PELARANGAN pukat harimau, dengan Keputusan Presiden no. 39,
memang disambut gembira oleh para nelayan. "Semenjak larangan
itu kami lebih mantap mencari ikan dan penghasilan pun
bertambah," kata Saleh, seorang nelayan, di pantai Cilacap.
Tetapi di balik kegembiraan nelayan itu, pendapatan Pemda di
berbagai daerah merosot, tajam. Misalnya, di Tempat Pelelangan
Ikan (TPI), Sentolokawat, Cilacap. September tercatat hasil
tangkapan ikan dan udang sebanyak 724.025 kg, dengan nilai uang
Rp 319.261.675. Bulan berikutnya angka ini anjlok menjadi 39.714
kg. dengan nilai Rp 25.739.920. Padahal sebagian pendapatan
Pemda Cilacap berasal dari pungutan biaya lelang sebanyak 8%.
Dan hasil ikan di Cilacap itu sebelumnya 90% merupakan hasil
pukat harimau.
Penurunan produksi ikan itu juga dirasakan di Sum-Ut, bahkan
menyebabkan ekspor udang daerah itu anjlok drastis. Sebelum
Keppres 39, ekspor udang daerah ini rata-rata 700-750 ton per
bulan, tapi Maret 1981 menjadi 170 ton.
Di Sum-Ut, dari 600 buah kapal puat harimau, baru 373 buah yang
mau melaut kembali tanpa perlengkapan trawl. Selebihnya, tetap
nongkrong di darat. Jumlah 373 buah kapal itu pun baru tercapai
setelah Sesdalopbang, Solichin GP datang, ke Sum-Ut dan
menegaskan, "pukat harimau tidak akan beroperasi lagi."
Sebelumnya, kata Ir. Z.P. Siregar, Kepala Sub Dinas Usaha Tani
Perikanan, Sum-Ut, hanya 40% kapal pukat harimau itu yang mau
melaut kembali. Mereka tak mau memodifikasikan kapalnya, karena
yakin suatu saat kapal trawler akan boleh melaut kembali.
Keyakinan itu muncul, karena ada isu, "bakal keluar Keppres 39 A
yang mengizinkan trawler kembali" -- seperti juga Kepprs 14
yang kemudian disusul dengan Keppres 14 A. Ternyata trawler
tetap dilarang.
Melihat banyak eks pukat harimau masih di darat, perusahaan
Amerika, PT United Can Co, ingin membeli kapal-kapal itu.
Menurut sumber TEMPO di Medan, perusahaan yang mempunyai rencana
membangun pabrik pengalengan ikan di Tanjung Morawa, Medan itu,
berjanji hanya akan mengoperasikan kapal-kapal pukat harimau itu
di lepas pantai, kalau diberi izin untuk membeli.

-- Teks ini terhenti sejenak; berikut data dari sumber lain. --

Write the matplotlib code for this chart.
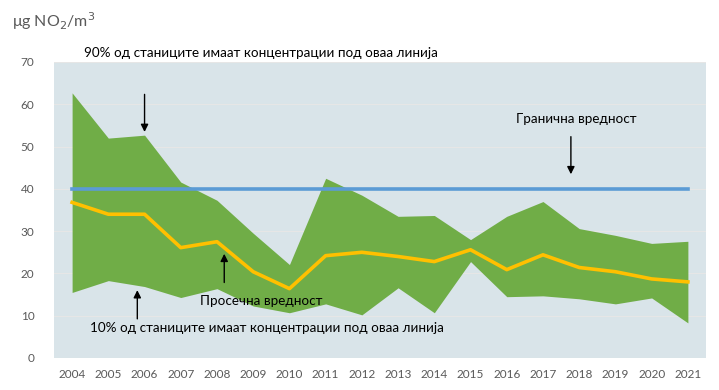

Untuk memperlancar usahanya mendapatkan izin pembelian itu, 17
Mei 1981, PT United Can Co sudah menghubungi Ditjen Perikanan di
Jakarta dan Dinas Perikanan Medan. "Mereka berjanji juga
memodifikasikan kapal trawler yang kecil -- 10 ton sampai 40
ton -- sehingga mampu mengarungi Samudra Hindia (Indonesia),"
kata sumber tersebut. Rencananya, perusahaan itu akan mulai
beroperasi di Sibolga, Agustus 1981.
Tapi ini disanggah Ir. Z.P. Siregar, mewakili Kepala Dinas
Perikanan Sum-Ut. Rencana Dinas Perikanan yang ada, kata
Siregar, membangun proyek perikanan di pantai barat Sumatera
dengan nama "Sumatera Fisher Development Project," dengan
bantuan dana dari ADB (Bank Pembanunan Asia). Proyek itu nanti
akan bisa menggerakkan armada penangkapan ikan besar-besaran di
lepas pantai Lautan Hindia, dan di ZEE Indonesia.
Haji Jafar Masa, Ketua HNSI, Sum-Ut kaget mendengar berita itu,
"Kalau itu benar keterlaluan," katanya. Menurutnya, kalau sampai
modal asing mengoperasikan kapal eks pukat harimau, jelas tidak
sesuai lagi dengan Keppres 39. Ia tidak yakin kapal kecil itu
bisa dioperasikan ke tengah laut untuk menangkap tongkol dan
cakalang." Pasti belakangan ada apa-apanya," ujarnya. Maksudnya
secara terselubung, kapal pukat harimau akan kembali melaut.